At the start of every new Congress, each member of the House is issued a circular pin that identifies them as a lawmaker, signaling to security officials on Capitol Hill that they are permitted to enter restricted spaces, including the House floor. The background color and the number of the congressional session changes every two years, but the design rarely does; it bears the Great Seal of the United States, an eagle with outstretched wings bearing an olive branch in one talon and arrows in the other.
But on Wednesday, during Congress’s first working week of the year, members lined up in the speaker’s lobby outside the House chamber to retire their bright green pins for new navy-and-gold ones.
Representative Sean Casten, Democrat of Illinois, took to social media to offer an explanation for the new accessories.
“Today we’re getting a new pin, half way through the term because the @HouseGOP didn’t like the color,” he wrote on social media.
A spokesman for Speaker Mike Johnson did not immediately provide further explanation in response to a request for comment.
The purchase came as most House Republicans continue to bemoan what they argue is excessive federal spending, with hard-liners threatening to shut down the government to insist on steeper cuts.
Mr.
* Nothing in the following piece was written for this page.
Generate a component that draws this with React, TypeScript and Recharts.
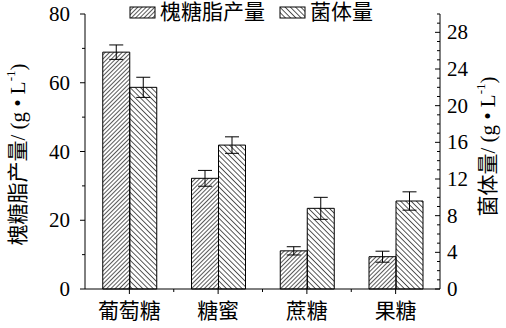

Johnson announced on Friday that he would stand by the spending deal he negotiated with Democrats to avert a partial shutdown next week as right-wing lawmakers fumed over the funding levels in the bipartisan agreement and pressured him to switch gears.
Lawmakers generally appeared pleased or ambivalent about the new pins.
Representative Rudy Yakym III, Republican of Indiana, told a reporter for NOTUS that the replacement was a welcome upgrade from the green one, while former Speaker Nancy Pelosi, Democrat of California, expressed confusion about why the pins had been swapped out.
Semafor, which previously reported the cost of the new pins, said that some congresswomen had complained that the bale on the old pins was too small and did not fit on thicker chains. While most members wear the accessory on their lapels, some wear them around their necks as a pendant.